The project currently integrates local speech-to-text conversion and large language model dialogue. Speech-to-text is implemented by whisper.unity, large language model dialogue is implemented by LLM for Unity, and text-to-speech is implemented by GPT-SoVITS. Only text-to-speech requires enabling local port mapping outside of Unity. There are some Unity text-to-speech plugins, but after testing, they felt too mechanical, even inferior to the electronic sounds. Therefore, this sound cloning solution was ultimately chosen, using audio less than ten seconds for cloning.
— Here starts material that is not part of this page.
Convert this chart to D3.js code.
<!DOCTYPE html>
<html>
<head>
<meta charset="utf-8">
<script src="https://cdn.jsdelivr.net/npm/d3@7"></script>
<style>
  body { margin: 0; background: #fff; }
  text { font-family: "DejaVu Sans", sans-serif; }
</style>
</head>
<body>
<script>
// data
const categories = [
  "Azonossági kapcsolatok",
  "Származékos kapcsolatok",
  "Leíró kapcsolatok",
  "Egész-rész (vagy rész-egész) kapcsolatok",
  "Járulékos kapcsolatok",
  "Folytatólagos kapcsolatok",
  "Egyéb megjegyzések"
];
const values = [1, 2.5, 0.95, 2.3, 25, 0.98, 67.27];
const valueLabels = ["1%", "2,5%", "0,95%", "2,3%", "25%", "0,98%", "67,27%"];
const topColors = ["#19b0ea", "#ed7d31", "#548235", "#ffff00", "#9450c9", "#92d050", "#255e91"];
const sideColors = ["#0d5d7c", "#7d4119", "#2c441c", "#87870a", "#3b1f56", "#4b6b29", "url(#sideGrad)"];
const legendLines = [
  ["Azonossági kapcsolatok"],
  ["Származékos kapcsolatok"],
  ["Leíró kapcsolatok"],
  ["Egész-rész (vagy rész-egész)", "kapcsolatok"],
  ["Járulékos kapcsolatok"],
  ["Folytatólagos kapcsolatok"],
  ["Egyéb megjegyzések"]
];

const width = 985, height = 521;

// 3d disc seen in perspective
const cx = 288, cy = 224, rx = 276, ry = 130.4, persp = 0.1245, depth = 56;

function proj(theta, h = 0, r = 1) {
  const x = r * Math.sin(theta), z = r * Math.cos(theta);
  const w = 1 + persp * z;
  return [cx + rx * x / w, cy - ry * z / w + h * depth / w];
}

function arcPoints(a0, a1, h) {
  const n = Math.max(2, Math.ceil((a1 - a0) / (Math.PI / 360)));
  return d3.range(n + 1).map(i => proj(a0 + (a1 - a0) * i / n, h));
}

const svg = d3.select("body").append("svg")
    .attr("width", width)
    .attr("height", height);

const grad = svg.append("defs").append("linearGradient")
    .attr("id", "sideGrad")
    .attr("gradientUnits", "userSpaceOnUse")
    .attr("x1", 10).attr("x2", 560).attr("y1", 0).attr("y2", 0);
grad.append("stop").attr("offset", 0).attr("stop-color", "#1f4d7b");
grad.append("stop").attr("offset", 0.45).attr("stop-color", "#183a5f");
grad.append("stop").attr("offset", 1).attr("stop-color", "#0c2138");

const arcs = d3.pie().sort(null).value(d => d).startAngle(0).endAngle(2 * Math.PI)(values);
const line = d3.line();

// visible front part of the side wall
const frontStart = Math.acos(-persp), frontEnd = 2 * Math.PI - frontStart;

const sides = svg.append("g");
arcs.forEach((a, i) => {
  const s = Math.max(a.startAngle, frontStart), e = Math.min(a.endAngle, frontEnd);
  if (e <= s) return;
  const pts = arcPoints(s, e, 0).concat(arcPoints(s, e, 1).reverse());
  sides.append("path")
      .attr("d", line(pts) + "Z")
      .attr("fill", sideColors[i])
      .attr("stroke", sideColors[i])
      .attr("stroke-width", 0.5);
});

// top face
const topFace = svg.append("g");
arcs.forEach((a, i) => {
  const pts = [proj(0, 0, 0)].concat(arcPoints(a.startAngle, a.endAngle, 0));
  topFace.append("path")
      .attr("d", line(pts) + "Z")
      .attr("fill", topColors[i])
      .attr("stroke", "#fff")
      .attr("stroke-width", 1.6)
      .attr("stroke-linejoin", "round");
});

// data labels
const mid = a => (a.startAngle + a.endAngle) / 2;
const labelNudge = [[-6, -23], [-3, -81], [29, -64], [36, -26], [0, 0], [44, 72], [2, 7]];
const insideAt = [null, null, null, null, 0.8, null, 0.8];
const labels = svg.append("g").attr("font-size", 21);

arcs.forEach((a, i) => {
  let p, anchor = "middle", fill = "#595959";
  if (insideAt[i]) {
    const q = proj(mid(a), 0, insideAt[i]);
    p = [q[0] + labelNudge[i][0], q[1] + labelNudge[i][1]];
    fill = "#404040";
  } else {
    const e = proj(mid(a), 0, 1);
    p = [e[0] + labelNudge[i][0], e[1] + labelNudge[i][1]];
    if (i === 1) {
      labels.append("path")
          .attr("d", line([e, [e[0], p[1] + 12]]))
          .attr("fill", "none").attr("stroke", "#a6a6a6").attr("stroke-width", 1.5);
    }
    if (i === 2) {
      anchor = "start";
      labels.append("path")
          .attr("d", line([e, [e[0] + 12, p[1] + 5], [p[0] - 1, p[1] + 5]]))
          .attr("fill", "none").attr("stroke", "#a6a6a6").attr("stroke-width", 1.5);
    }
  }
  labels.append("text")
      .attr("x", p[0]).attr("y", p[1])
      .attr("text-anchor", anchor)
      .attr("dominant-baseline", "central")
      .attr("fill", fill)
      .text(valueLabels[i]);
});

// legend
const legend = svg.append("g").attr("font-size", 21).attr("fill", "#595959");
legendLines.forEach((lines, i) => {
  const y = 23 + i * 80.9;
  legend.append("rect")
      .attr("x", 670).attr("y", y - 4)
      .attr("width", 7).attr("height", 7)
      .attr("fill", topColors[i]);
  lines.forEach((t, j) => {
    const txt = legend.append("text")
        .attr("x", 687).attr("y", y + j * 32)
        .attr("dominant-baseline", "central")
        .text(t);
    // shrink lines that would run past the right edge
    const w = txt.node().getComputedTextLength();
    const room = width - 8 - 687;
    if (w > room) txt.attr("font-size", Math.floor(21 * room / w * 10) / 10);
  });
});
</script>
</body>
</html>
The reason for staying at the current dialogue interface is that the latency of the local solution is not acceptable (for the effect, the language model must be at least 4B, which can barely achieve real-time streaming text output. However, to convert it to speech, you have to wait until the text is generated, and the time spent on generating speech is comparable to that of generating a complete text answer. In this way, even if we convert it to speech after each complete sentence is generated, it will take six or seven seconds from the player input to receiving speech feedback. One solution is to abandon speech directly or learn from Hollow Knight, recognize the emotions of the conversation and answer in Zerg language, but I may prefer to explore solution of calling the online API, but this requires a lot of time and energy). At present, the autumn recruitment and thesis occupy most of my energy (I deliever programmer, designer and artist jobs for the autumn recruitment, plus I chose a field I am not familiar with for the thesis. I sometimes feel that my strange level has reached a new level). I can only say that there is a long way to go and I will continue it next time.
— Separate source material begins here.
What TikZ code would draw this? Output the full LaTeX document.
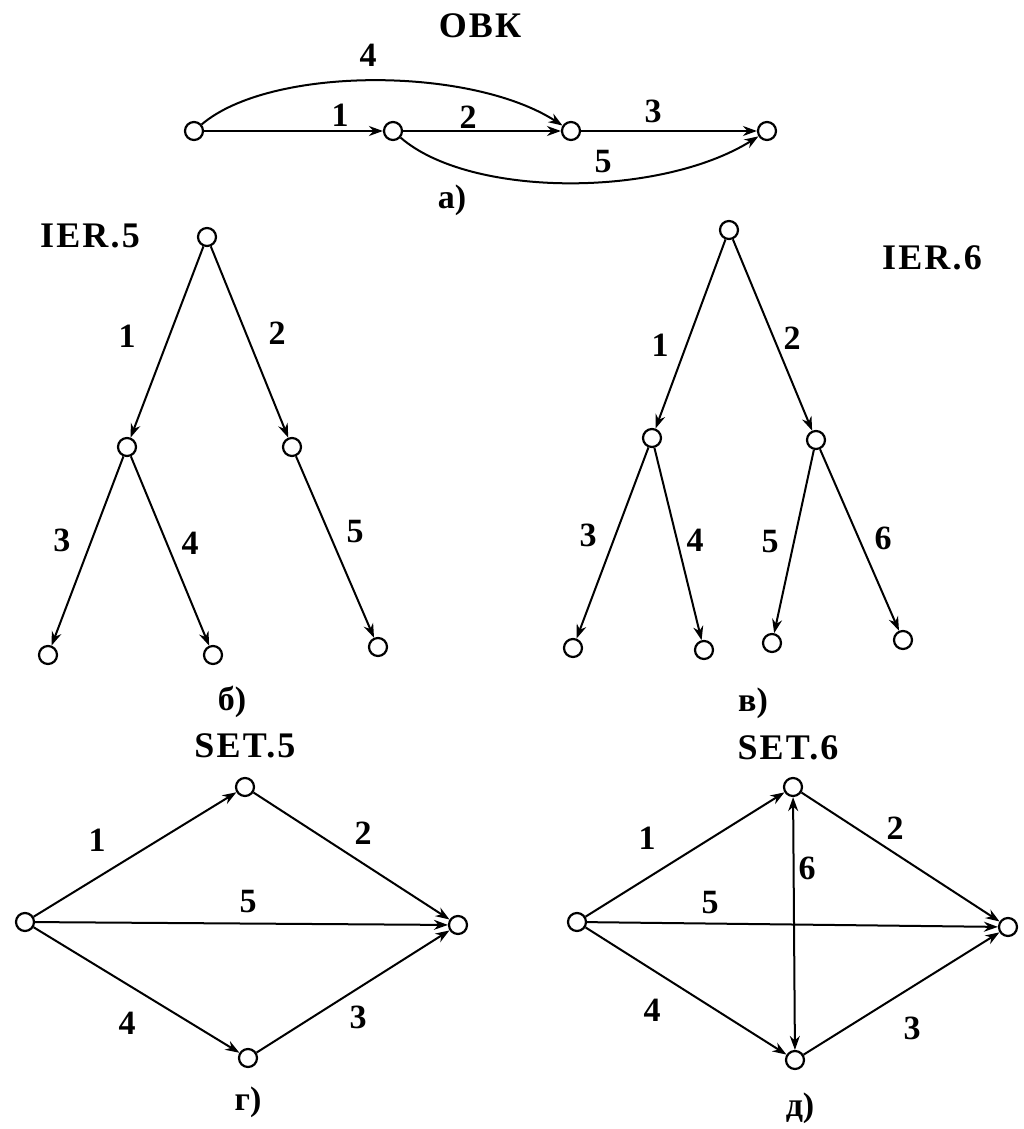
\documentclass[tikz,border=0pt]{standalone}
\usepackage{fontspec}
\setmainfont{Liberation Serif}
\usetikzlibrary{arrows.meta}
\begin{document}
\begin{tikzpicture}[x=0.5pt,y=-0.5pt,
  vtx/.style={circle,draw,line width=1.1pt,minimum size=9pt,inner sep=0pt,fill=white},
  edge/.style={line width=1pt,-{Stealth[length=7pt,width=5pt]}},
  dedge/.style={line width=1pt,{Stealth[length=7pt,width=5pt]}-{Stealth[length=7pt,width=5pt]}},
  lbl/.style={font=\fontsize{17}{18}\selectfont\bfseries,inner sep=0pt},
  ttl/.style={font=\fontsize{18}{19}\selectfont\bfseries\addfontfeatures{LetterSpace=6},inner sep=0pt},
  subcap/.style={font=\fontsize{17}{18}\selectfont\bfseries,inner sep=0pt}]
\useasboundingbox (0,0) rectangle (1023,1129);
% ---- a) OVK
\node[ttl] (tA) at (480,26) {ОВК};
\node[vtx] (a1) at (194,131) {};
\node[vtx] (a2) at (393,131) {};
\node[vtx] (a3) at (571,131) {};
\node[vtx] (a4) at (767,131) {};
\draw[edge] (a1) -- (a2);
\draw[edge] (a2) -- (a3);
\draw[edge] (a3) -- (a4);
\draw[edge] (a1) .. controls (270,66) and (470,66) .. (a3);
\draw[edge] (a2) .. controls (470,198) and (660,198) .. (a4);
\node[lbl] (la1) at (340,115) {1};
\node[lbl] (la2) at (468,117) {2};
\node[lbl] (la3) at (653,111) {3};
\node[lbl] (la4) at (368,55) {4};
\node[lbl] (la5) at (603,162) {5};
\node[subcap] (cA) at (452,200) {а)};
% ---- b) IER.5
\node[ttl] (tB) at (90,236) {IER.5};
\node[vtx] (b0) at (207,237) {};
\node[vtx] (b1) at (127,447) {};
\node[vtx] (b2) at (292,447) {};
\node[vtx] (b3) at (48,655) {};
\node[vtx] (b4) at (213,655) {};
\node[vtx] (b5) at (378,647) {};
\draw[edge] (b0) -- (b1);
\draw[edge] (b0) -- (b2);
\draw[edge] (b1) -- (b3);
\draw[edge] (b1) -- (b4);
\draw[edge] (b2) -- (b5);
\node[lbl] (lb1) at (127,336) {1};
\node[lbl] (lb2) at (277,333) {2};
\node[lbl] (lb3) at (62,540) {3};
\node[lbl] (lb4) at (190,543) {4};
\node[lbl] (lb5) at (355,532) {5};
\node[subcap] (cB) at (232,702) {б)};
% ---- c) IER.6
\node[ttl] (tC) at (932,258) {IER.6};
\node[vtx] (c0) at (729,230) {};
\node[vtx] (c1) at (652,438) {};
\node[vtx] (c2) at (816,440) {};
\node[vtx] (c3) at (573,648) {};
\node[vtx] (c4) at (704,650) {};
\node[vtx] (c5) at (772,643) {};
\node[vtx] (c6) at (903,640) {};
\draw[edge] (c0) -- (c1);
\draw[edge] (c0) -- (c2);
\draw[edge] (c1) -- (c3);
\draw[edge] (c1) -- (c4);
\draw[edge] (c2) -- (c5);
\draw[edge] (c2) -- (c6);
\node[lbl] (lc1) at (660,345) {1};
\node[lbl] (lc2) at (792,338) {2};
\node[lbl] (lc3) at (588,535) {3};
\node[lbl] (lc4) at (695,540) {4};
\node[lbl] (lc5) at (770,542) {5};
\node[lbl] (lc6) at (883,538) {6};
\node[subcap] (cC) at (753,703) {в)};
% ---- d) SET.5
\node[ttl] (tD) at (245,746) {SET.5};
\node[vtx] (d1) at (245,787) {};
\node[vtx] (d0) at (25,922) {};
\node[vtx] (d3) at (458,925) {};
\node[vtx] (d2) at (248,1058) {};
\draw[edge] (d0) -- (d1);
\draw[edge] (d1) -- (d3);
\draw[edge] (d0) -- (d3);
\draw[edge] (d0) -- (d2);
\draw[edge] (d2) -- (d3);
\node[lbl] (ld1) at (97,840) {1};
\node[lbl] (ld2) at (363,833) {2};
\node[lbl] (ld5) at (248,902) {5};
\node[lbl] (ld4) at (127,1023) {4};
\node[lbl] (ld3) at (358,1017) {3};
\node[subcap] (cD) at (248,1102) {г)};
% ---- e) SET.6
\node[ttl] (tE) at (788,748) {SET.6};
\node[vtx] (e1) at (793,787) {};
\node[vtx] (e0) at (577,922) {};
\node[vtx] (e3) at (1008,927) {};
\node[vtx] (e2) at (795,1060) {};
\draw[edge] (e0) -- (e1);
\draw[edge] (e1) -- (e3);
\draw[edge] (e0) -- (e3);
\draw[edge] (e0) -- (e2);
\draw[edge] (e2) -- (e3);
\draw[dedge] (e1) -- (e2);
\node[lbl] (le1) at (647,838) {1};
\node[lbl] (le2) at (895,828) {2};
\node[lbl] (le6) at (807,868) {6};
\node[lbl] (le5) at (710,903) {5};
\node[lbl] (le4) at (652,1010) {4};
\node[lbl] (le3) at (912,1028) {3};
\node[subcap] (cE) at (800,1108) {д)};
\end{tikzpicture}
\end{document}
There’s actually a lot more to do next on the ToDoList: build a village scene, provide prompts and reference audio for interactions with NPCs like the village chief, villagers, and guards; develop an API solution for voice-text conversion and large language model dialogue, in addition to local methods; set the return format for large language model dialogue, pass trigger events to the game logic, and pass the current emotion to the text-to-speech module…

Pipeline

The project divides these three functions into three managers: STTManager, LLMManager, and TTSManager. The models used by the STTManager are located in (Assets/StreamingAssets/Whisper). Initially, only the Tiny model is available, with average recognition capabilities. If you require a larger model, you can download it, place it in the specified location, and name it correctly (ggml-.bin). The model used by the LLMManager can be downloaded in the Inspector, or imported from another model. The prompt words can also be customized. The TTSManager is more complex. You need to copy go_webui.bat and replace webui.py zh_CN with api.py. Then, enable the service. By the way the audio address is the relative path to the GPT-SoVITS folder.

Conclusion

My biggest takeaway from this project is that AI NPCs are much more complex than I’d imagined. No wonder that AI applications are mainly limited to role-playing dialogue. First, building the logic for player-NPC and NPC-NPC interaction is crucial (accurate simulations like the Stanford AI Town would be too consuming; perhaps dicing a character’s morning, afternoon, and evening schedules, and then exchanging information with characters in the same time and space, would suffice). Second, preventing players from jumping out and disrupting the game (think classic catgirl injections, telling NPCs they’re just NPCs in the game…). Due to limited resources and abilities, I’ll stop here for now, hoping to return to further refine it later.